-- START Supplied information --

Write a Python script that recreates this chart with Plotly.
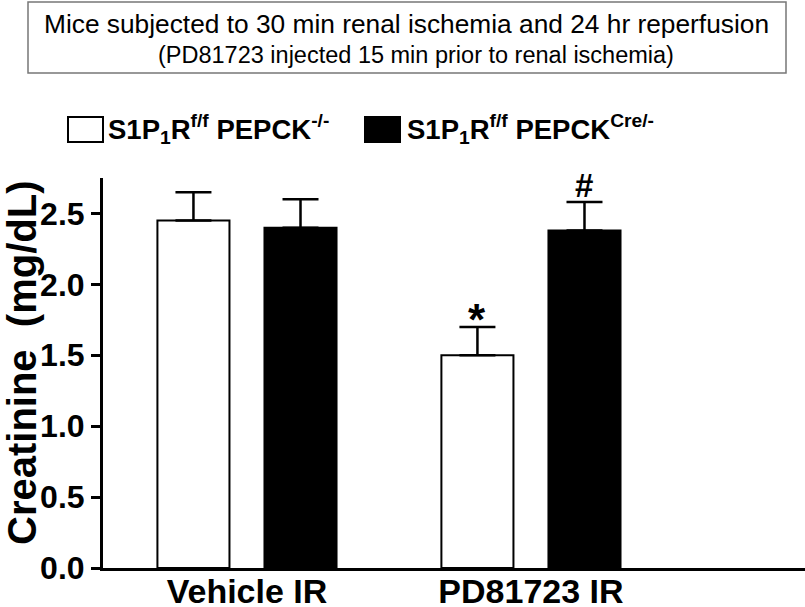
import plotly.graph_objects as go

categories = ["Vehicle IR", "PD81723 IR"]
ctrl_vals = [2.45, 1.50]
ctrl_err = [0.20, 0.20]
cre_vals = [2.40, 2.38]
cre_err = [0.20, 0.20]
marks_ctrl = ["", "*"]
marks_cre = ["", "#"]
y_ticks = [0.0, 0.5, 1.0, 1.5, 2.0, 2.5]
y_tick_labels = ["0.0", "0.5", "1.0", "1.5", "2.0", "2.5"]

W, H = 805, 607
L, R, T, B = 103, 0, 178, 39
pw, ph = W - L - R, H - T - B

def px(x):
    return (x - L) / pw

def py(y):
    return (H - B - y) / ph

FONT = "Liberation Sans, Arial, sans-serif"

fig = go.Figure()
fig.add_trace(go.Bar(
    x=categories, y=ctrl_vals, name="ctrl",
    marker=dict(color="white", line=dict(color="black", width=2)),
    error_y=dict(type="data", array=ctrl_err, arrayminus=[0] * len(ctrl_err),
                 symmetric=False, color="black", thickness=2.5, width=18),
))
fig.add_trace(go.Bar(
    x=categories, y=cre_vals, name="cre",
    marker=dict(color="black", line=dict(color="black", width=2)),
    error_y=dict(type="data", array=cre_err, arrayminus=[0] * len(cre_err),
                 symmetric=False, color="black", thickness=2.5, width=18),
))

annotations = []
for i, c in enumerate(categories):
    if marks_ctrl[i]:
        annotations.append(dict(x=c, y=ctrl_vals[i] + ctrl_err[i], xref="x", yref="y",
                                text=marks_ctrl[i], showarrow=False, xshift=-53.5, yshift=-19,
                                xanchor="center", yanchor="bottom",
                                font=dict(family=FONT, size=44, color="black", weight="bold")))
    if marks_cre[i]:
        annotations.append(dict(x=c, y=cre_vals[i] + cre_err[i], xref="x", yref="y",
                                text=marks_cre[i], showarrow=False, xshift=53.5, yshift=-4,
                                xanchor="center", yanchor="bottom",
                                font=dict(family=FONT, size=33, color="black", weight="bold")))

# title box text
annotations.append(dict(x=px(406), y=py(24), xref="paper", yref="paper", showarrow=False,
                        xanchor="center", yanchor="middle",
                        text="Mice subjected to 30 min renal ischemia and 24 hr reperfusion",
                        font=dict(family=FONT, size=26.3, color="black")))
annotations.append(dict(x=px(416), y=py(55), xref="paper", yref="paper", showarrow=False,
                        xanchor="center", yanchor="middle",
                        text="(PD81723 injected 15 min prior to renal ischemia)",
                        font=dict(family=FONT, size=23.5, color="black")))
# legend text
annotations.append(dict(x=px(106), y=py(129), xref="paper", yref="paper", showarrow=False,
                        xanchor="left", yanchor="middle",
                        text="S1P<sub>1</sub>R<sup>f/f</sup> PEPCK<sup>-/-</sup>",
                        font=dict(family=FONT, size=27.5, color="black", weight="bold")))
annotations.append(dict(x=px(405), y=py(129), xref="paper", yref="paper", showarrow=False,
                        xanchor="left", yanchor="middle",
                        text="S1P<sub>1</sub>R<sup>f/f</sup> PEPCK<sup>Cre/-</sup>",
                        font=dict(family=FONT, size=27.5, color="black", weight="bold")))
# y-axis title
annotations.append(dict(x=px(22), y=py(363), xref="paper", yref="paper", showarrow=False,
                        xanchor="center", yanchor="middle",
                        text="Creatinine  (mg/dL)", textangle=-90,
                        font=dict(family=FONT, size=40, color="black", weight="bold")))

shapes = [
    dict(type="rect", xref="paper", yref="paper", x0=px(28), x1=px(786), y0=py(73), y1=py(2),
         line=dict(color="#777777", width=1.5), fillcolor="rgba(0,0,0,0)"),
    dict(type="rect", xref="paper", yref="paper", x0=px(68), x1=px(103), y0=py(142), y1=py(117),
         line=dict(color="black", width=2), fillcolor="white"),
    dict(type="rect", xref="paper", yref="paper", x0=px(365), x1=px(400), y0=py(142), y1=py(117),
         line=dict(color="black", width=2), fillcolor="black"),
]

fig.update_layout(
    width=W, height=H,
    margin=dict(l=L, r=R, t=T, b=B, pad=0, autoexpand=False),
    paper_bgcolor="white", plot_bgcolor="white",
    barmode="group", bargap=0.246, bargroupgap=0.327,
    showlegend=False,
    annotations=annotations, shapes=shapes,
    xaxis=dict(range=[-0.507, 1.965], showline=True, linecolor="black", linewidth=3,
               ticks="", showgrid=False, zeroline=False, automargin=False,
               ticklabelstandoff=-9,
               tickfont=dict(family=FONT, size=34, color="black", weight="bold")),
    yaxis=dict(range=[0, 2.75], showline=True, linecolor="black", linewidth=3,
               ticks="outside", ticklen=9, tickwidth=3, tickcolor="black", automargin=False,
               tickvals=y_ticks, ticktext=y_tick_labels, showgrid=False, zeroline=False,
               tickfont=dict(family=FONT, size=32, color="black", weight="bold")),
)

fig.write_html("out.html", config={"displayModeBar": False},
               post_script="document.body.style.margin='0';")
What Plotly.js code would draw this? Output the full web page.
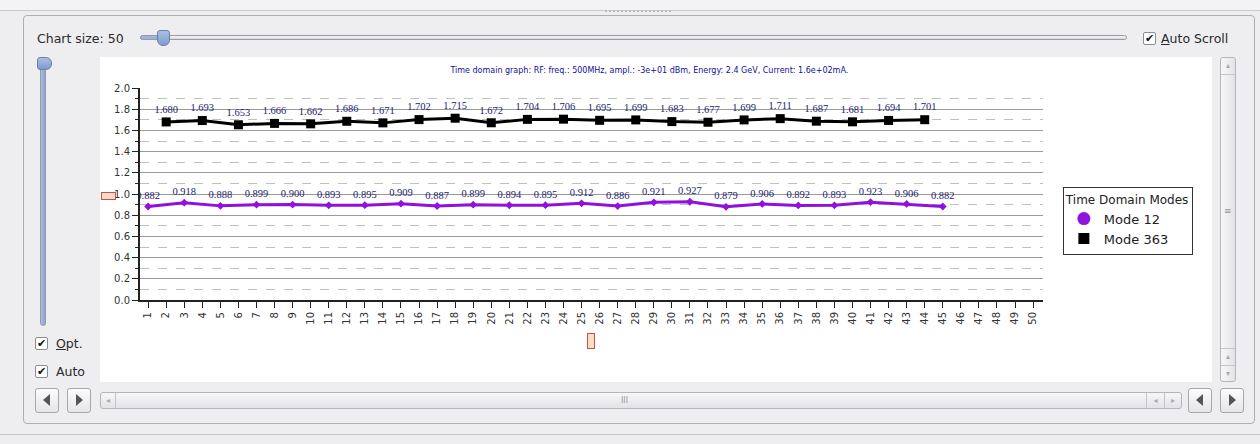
<!DOCTYPE html>
<html>
<head>
<meta charset="utf-8">
<script src="https://cdn.plot.ly/plotly-3.0.1.min.js"></script>
<style>
  html, body { margin:0; padding:0; }
  body { width:1260px; height:444px; background:#eeeef0; position:relative; overflow:hidden;
         font-family:"DejaVu Sans", sans-serif; color:#222; }
  .abs { position:absolute; }
  .topstrip { left:0; top:0; width:1260px; height:10px; background:#f3f3f5; border-bottom:1px solid #c9c9ce; }
  .splitter { left:605px; top:10px; width:68px; height:2px;
              background:repeating-linear-gradient(90deg,#b9b9c0 0 2px,transparent 2px 4px); }
  .frame { left:23px; top:15px; width:1230px; height:407px; border:1px solid #aeaeb3; border-radius:4px; }
  .lbl { font-size:12.5px; color:#2a2a2a; white-space:nowrap; }
  .track { background:linear-gradient(#f8f8f8,#d8d8dc); border:1px solid #9a9aa2; border-radius:3px; }
  .knob { background:linear-gradient(#a9c0e6,#7f9bcf); border:1px solid #6b7fa8; border-radius:4px; }
  .cb { width:11px; height:11px; border:1px solid #8c8c92; background:#fff; border-radius:2px;
        font-size:11px; line-height:11px; text-align:center; font-weight:bold; color:#111; }
  .btn { width:22px; height:23px; border:1px solid #a6a6ac; border-radius:3px;
         background:linear-gradient(#fbfbfb,#e6e6ea); }
  .arrowL { width:0; height:0; border-top:6px solid transparent; border-bottom:6px solid transparent;
            border-right:7px solid #555; position:absolute; left:7px; top:5px; }
  .arrowR { width:0; height:0; border-top:6px solid transparent; border-bottom:6px solid transparent;
            border-left:7px solid #555; position:absolute; left:8px; top:5px; }
  .hscroll { left:100px; top:392px; width:1080px; height:15px; border:1px solid #b4b4ba; border-radius:3px;
             background:linear-gradient(#f7f7f9,#e3e3e7); }
  .vscroll { left:1220px; top:57px; width:14px; height:323px; border:1px solid #b4b4ba; border-radius:3px;
             background:linear-gradient(90deg,#f7f7f9,#e3e3e7); }
  .redbox { border:1px solid #c8504a; background:#f8dcc8; }
  #chart { left:100px; top:57px; width:1112px; height:325px; background:#fff; }
</style>
</head>
<body>
<div class="abs topstrip"></div>
<div class="abs splitter"></div>
<div class="abs frame"></div>

<div class="abs lbl" style="left:37px; top:31px;">Chart size: 50</div>
<div class="abs track" style="left:140px; top:35px; width:985px; height:3px;"></div>
<div class="abs track" style="left:140px; top:35px; width:22px; height:3px; background:#9fb4dc;"></div>
<div class="abs knob" style="left:157px; top:30px; width:11px; height:14px; border-radius:3px 3px 6px 6px;"></div>

<div class="abs cb" style="left:1143px; top:32px;">✔</div>
<div class="abs lbl" style="left:1161px; top:31px;"><u>A</u>uto Scroll</div>

<div class="abs track" style="left:40px; top:62px; width:4px; height:262px; background:linear-gradient(90deg,#a9c0e6,#8aa3d2);"></div>
<div class="abs knob" style="left:37px; top:57px; width:13px; height:11px; border-radius:3px 6px 6px 3px;"></div>

<div class="abs cb" style="left:35px; top:337px;">✔</div>
<div class="abs lbl" style="left:56px; top:336px;"><u>O</u>pt.</div>
<div class="abs cb" style="left:35px; top:365px;">✔</div>
<div class="abs lbl" style="left:56px; top:364px;">Auto</div>

<div class="abs btn" style="left:35px; top:388px;"><div class="arrowL"></div></div>
<div class="abs btn" style="left:67px; top:388px;"><div class="arrowR"></div></div>
<div class="abs btn" style="left:1188px; top:388px;"><div class="arrowL"></div></div>
<div class="abs btn" style="left:1220px; top:388px;"><div class="arrowR"></div></div>

<div class="abs hscroll">
  <div class="abs" style="left:0; top:0; width:14px; height:15px; border-right:1px solid #c4c4ca; font-size:8px; color:#aaa; text-align:center; line-height:15px;">◂</div>
  <div class="abs" style="left:520px; top:0; font-size:8px; color:#999; line-height:15px;">III</div>
  <div class="abs" style="left:1045px; top:0; width:17px; height:15px; border-left:1px solid #c4c4ca; font-size:8px; color:#aaa; text-align:center; line-height:15px;">◂</div>
  <div class="abs" style="left:1063px; top:0; width:16px; height:15px; border-left:1px solid #c4c4ca; font-size:8px; color:#aaa; text-align:center; line-height:15px;">▸</div>
</div>
<div class="abs vscroll">
  <div class="abs" style="left:0; top:0; width:14px; height:16px; border-bottom:1px solid #c4c4ca; font-size:8px; color:#aaa; text-align:center; line-height:16px;">▴</div>
  <div class="abs" style="left:3px; top:148px; font-size:9px; color:#999;">≡</div>
  <div class="abs" style="left:0; top:290px; width:14px; height:16px; border-top:1px solid #c4c4ca; font-size:8px; color:#aaa; text-align:center; line-height:16px;">▴</div>
  <div class="abs" style="left:0; top:307px; width:14px; height:16px; border-top:1px solid #c4c4ca; font-size:8px; color:#aaa; text-align:center; line-height:16px;">▾</div>
</div>

<div class="abs" style="left:0; top:434px; width:1260px; height:1px; background:#c6c6cb;"></div>

<div id="chart" class="abs"></div>
<div class="abs redbox" style="left:101px; top:192px; width:13px; height:6px;"></div>
<div class="abs redbox" style="left:587px; top:333px; width:6px; height:14px;"></div>

<script>
// ---- data ----
const xTickLabels = Array.from({length:50}, (_, i) => String(i + 1));
const mode12X = [1,3,5,7,9,11,13,15,17,19,21,23,25,27,29,31,33,35,37,39,41,43,45];
const mode12Y = [0.882,0.918,0.888,0.899,0.900,0.893,0.895,0.909,0.887,0.899,0.894,0.895,0.912,0.886,0.921,0.927,0.879,0.906,0.892,0.893,0.923,0.906,0.882];
const mode363X = [2,4,6,8,10,12,14,16,18,20,22,24,26,28,30,32,34,36,38,40,42,44];
const mode363Y = [1.680,1.693,1.653,1.666,1.662,1.686,1.671,1.702,1.715,1.672,1.704,1.706,1.695,1.699,1.683,1.677,1.699,1.711,1.687,1.681,1.694,1.701];
const titleText = "Time domain graph: RF: freq.: 500MHz, ampl.: -3e+01 dBm, Energy: 2.4 GeV, Current: 1.6e+02mA.";

const labelFont = {family:"Liberation Serif, serif", size:10.5, color:"#1a2470"};
const purple = "#9010e0";

const traces = [
  {x: mode12X, y: mode12Y, mode:"lines+markers+text", showlegend:false,
   text: mode12Y.map(v => v.toFixed(3)), textposition:"top center", textfont: labelFont,
   line:{color:purple, width:3}, marker:{symbol:"diamond", size:6, color:purple}},
  {x: mode363X, y: mode363Y, mode:"lines+markers+text", showlegend:false,
   text: mode363Y.map(v => v.toFixed(3)), textposition:"top center", textfont: labelFont,
   line:{color:"#000", width:3}, marker:{symbol:"square", size:9, color:"#000"}},
  {x:[null], y:[null], mode:"markers", name:"Mode 12", marker:{symbol:"circle", size:13, color:purple}},
  {x:[null], y:[null], mode:"markers", name:"Mode 363", marker:{symbol:"square", size:11, color:"#000"}}
];

const layout = {
  width:1112, height:325,
  margin:{l:40, r:169, t:31, b:82},
  paper_bgcolor:"#fff", plot_bgcolor:"#fff",
  font:{family:"DejaVu Sans, sans-serif", size:10, color:"#333"},
  title:{text:titleText, font:{size:8, color:"#10109a", family:"DejaVu Sans, sans-serif"},
         xref:"container", x:0.494, xanchor:"center", yref:"container", y:0.96, yanchor:"middle"},
  xaxis:{range:[0.55, 50.55], tickmode:"array", tickvals:xTickLabels.map(Number), ticktext:xTickLabels,
         tickangle:-90, ticks:"outside", ticklen:6, tickwidth:1, tickcolor:"#222",
         showgrid:false, zeroline:false, showline:true, linecolor:"#222", linewidth:2,
         tickfont:{size:10, color:"#333"}},
  yaxis:{range:[0, 2], tickmode:"linear", tick0:0, dtick:0.2, tickformat:".1f",
         ticks:"outside", ticklen:6, tickcolor:"#222", showline:true, linecolor:"#222", linewidth:2,
         showgrid:true, gridcolor:"#9a9a9a", gridwidth:1, zeroline:false,
         tickfont:{size:10, color:"#333"},
         minor:{dtick:0.1, showgrid:true, gridcolor:"#c0c0c0", griddash:"dash", gridwidth:1,
                ticks:"outside", ticklen:3, tickcolor:"#222"}},
  showlegend:true,
  legend:{x:1.022, xanchor:"left", y:0.533, yanchor:"top", bgcolor:"#fff",
          bordercolor:"#333", borderwidth:1, font:{size:13, color:"#222"},
          title:{text:"Time Domain Modes", font:{size:12, color:"#222"}},
          tracegroupgap:0, itemwidth:30}
};

Plotly.newPlot("chart", traces, layout, {staticPlot:true, displayModeBar:false});
</script>
</body>
</html>
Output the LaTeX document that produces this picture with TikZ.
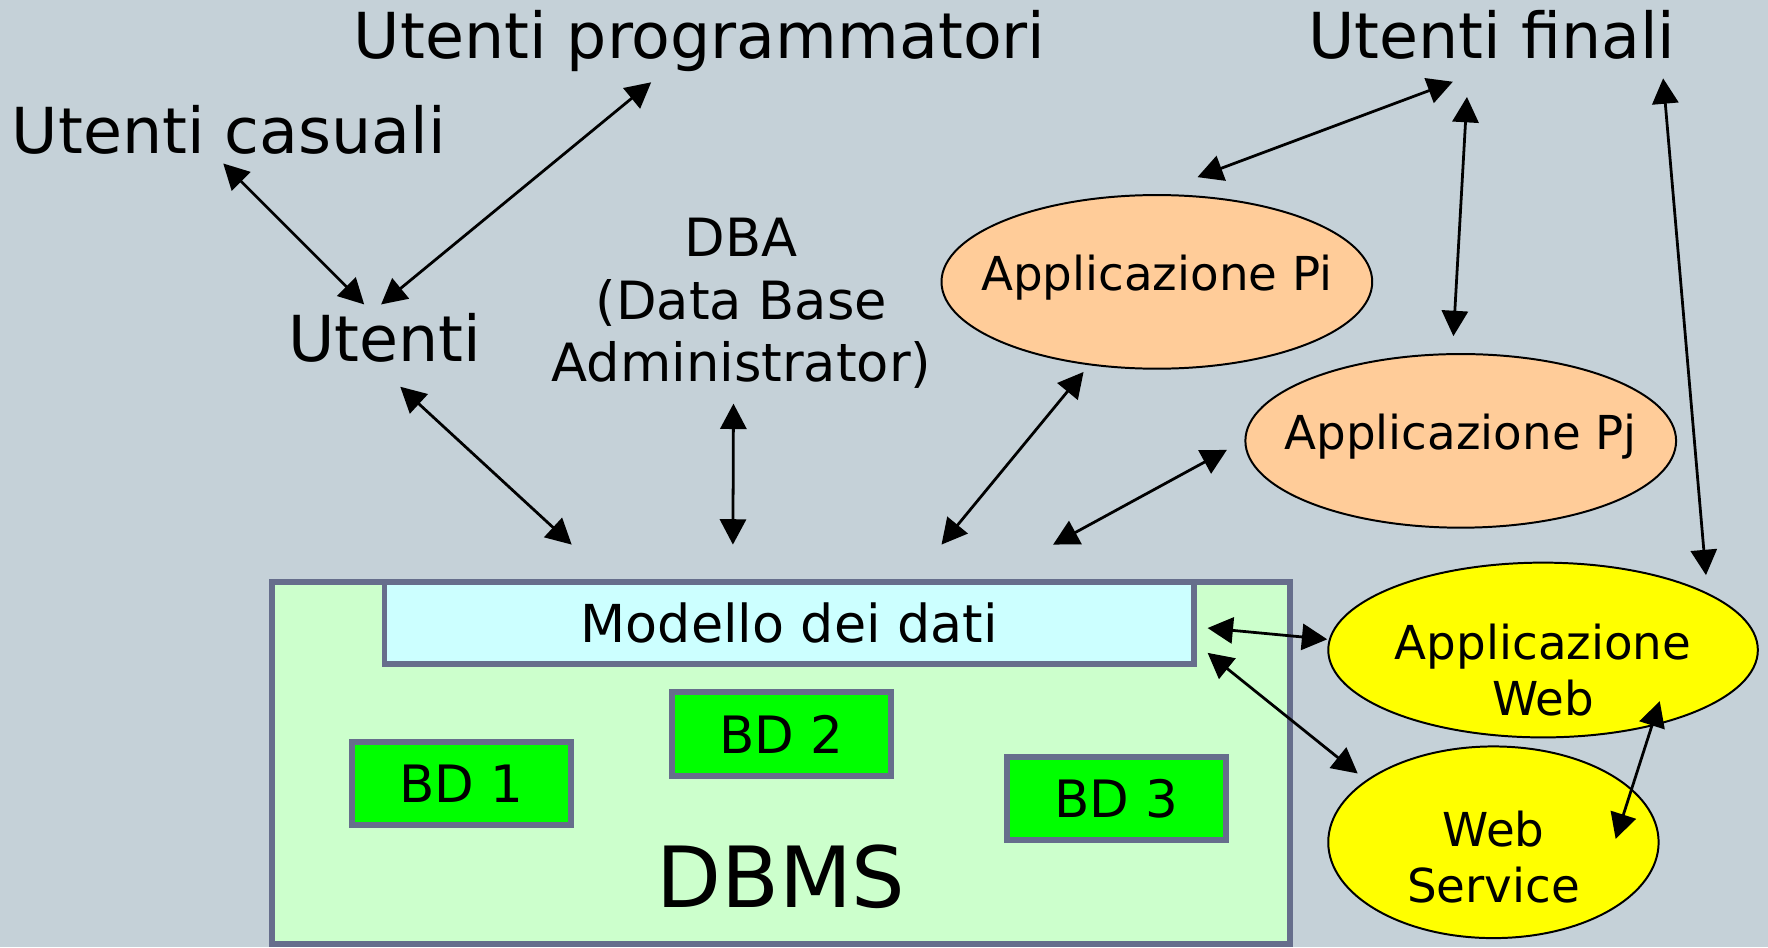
\documentclass[tikz,border=0pt]{standalone}
\usepackage{fontspec}
\setmainfont{DejaVu Sans}
\usetikzlibrary{arrows.meta,shapes.geometric}
\definecolor{bgc}{RGB}{197,209,216}
\definecolor{edgec}{RGB}{102,110,140}
\definecolor{dbmsc}{RGB}{204,255,204}
\definecolor{modc}{RGB}{204,255,255}
\definecolor{bdc}{RGB}{0,255,0}
\definecolor{applc}{RGB}{255,204,153}
\definecolor{webc}{RGB}{255,255,0}

\begin{document}
\begin{tikzpicture}[x=0.1mm,y=-0.1mm,
  txt/.style={inner sep=0pt,anchor=base,font=\fontsize{16}{19}\selectfont},
  box/.style={rectangle,draw=edgec,line width=1.5pt,inner sep=0pt,outer sep=0pt},
  bd/.style={box,fill=bdc,minimum width=19.4mm,minimum height=7.4mm,font=\fontsize{13}{16}\selectfont},
  appl/.style={ellipse,draw,line width=0.5pt,inner sep=0pt},
  lbl/.style={inner sep=0pt,font=\fontsize{11.8}{14}\selectfont},
  lbltwo/.style={inner sep=0pt,align=center,font=\fontsize{11.8}{14}\selectfont},
  dbl/.style={{Triangle[length=6.4pt,width=6.6pt]}-{Triangle[length=6.4pt,width=6.6pt]},line width=0.7pt}]
\useasboundingbox (0,0) rectangle (1568,840);
\fill[bgc] (0,0) rectangle (1568,840);

\node[box,fill=dbmsc,minimum width=90.3mm,minimum height=32.1mm] (dbms) at (692.5,676.5) {};
\node[box,fill=modc,minimum width=71.8mm,minimum height=7.3mm,font=\fontsize{13.2}{16}\selectfont] (modello) at (700,552.5) {Modello dei dati};
\node[bd] (bd1) at (409,695) {BD 1};
\node[bd] (bd2) at (693,651) {BD 2};
\node[bd] (bd3) at (990,708) {BD 3};
\node[txt,font=\fontsize{21.3}{25}\selectfont] (dbmslbl) at (692.5,805) {DBMS};

\node[txt] (prog) at (620.5,52) {Utenti programmatori};
\node[txt] (finali) at (1323,52) {Utenti finali};
\node[txt] (casuali) at (203,136) {Utenti casuali};
\node[txt] (utenti) at (341,321) {Utenti};
\node[inner sep=0pt,align=center,font=\fontsize{13.3}{15.7}\selectfont] (dba) at (657.5,269) {DBA\\(Data Base\\Administrator)};

\node[appl,fill=applc,minimum width=38.2mm,minimum height=15.4mm,
  label={[lbl,yshift=0.35mm]center:Applicazione Pi}] (pi) at (1026,250) {};
\node[appl,fill=applc,minimum width=38.2mm,minimum height=15.4mm,
  label={[lbl,yshift=0.35mm]center:Applicazione Pj}] (pj) at (1295.5,391) {};
\node[appl,fill=webc,minimum width=38.1mm,minimum height=15.5mm,
  label={[lbltwo,yshift=-1.77mm]center:Applicazione\\Web}] (appweb) at (1368.5,576.5) {};
\node[appl,fill=webc,minimum width=29.3mm,minimum height=17mm,
  label={[lbltwo,yshift=-1.3mm]center:Web\\Service}] (ws) at (1324.5,747) {};

\draw[dbl] ([shift={(-5,9)}]casuali.base) -- ([shift={(-18,-51)}]utenti.base);
\draw[dbl] ([shift={(-43,21)}]prog.base) -- ([shift={(-3,-51)}]utenti.base);
\draw[dbl] ([shift={(14,22)}]utenti.base) -- ([shift={(-193,-33)}]modello.north);
\draw[dbl] ([shift={(-7,13)}]dba.south) -- ([shift={(-50,-33)}]modello.north);
\draw[dbl] ([shift={(-65,2)}]pi.south) -- ([shift={(135,-33)}]modello.north);
\draw[dbl] ([shift={(-15.5,8)}]pj.west) -- ([shift={(234,-33)}]modello.north);
\draw[dbl] ([shift={(-34.5,20.5)}]finali.base) -- ([shift={(36,-15)}]pi.north);
\draw[dbl] ([shift={(-22,34)}]finali.base) -- ([shift={(-6.5,-15)}]pj.north);
\draw[dbl] ([shift={(152,17.5)}]finali.base) -- ([shift={(144.5,12)}]appweb.north);
\draw[dbl] ([shift={(12,4.5)}]modello.east) -- ([shift={(0,-9.5)}]appweb.west);
\draw[dbl] ([shift={(12,26.5)}]modello.east) -- ([shift={(27,-61)}]ws.west);
\draw[dbl] ([shift={(103.5,-33)}]appweb.south) -- ([shift={(-39,-3)}]ws.east);
\end{tikzpicture}
\end{document}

-- END Supplied information --

## [Aim]
Answer with one number: how many lines of the entries above include the word "that".

## [Exercise output]
2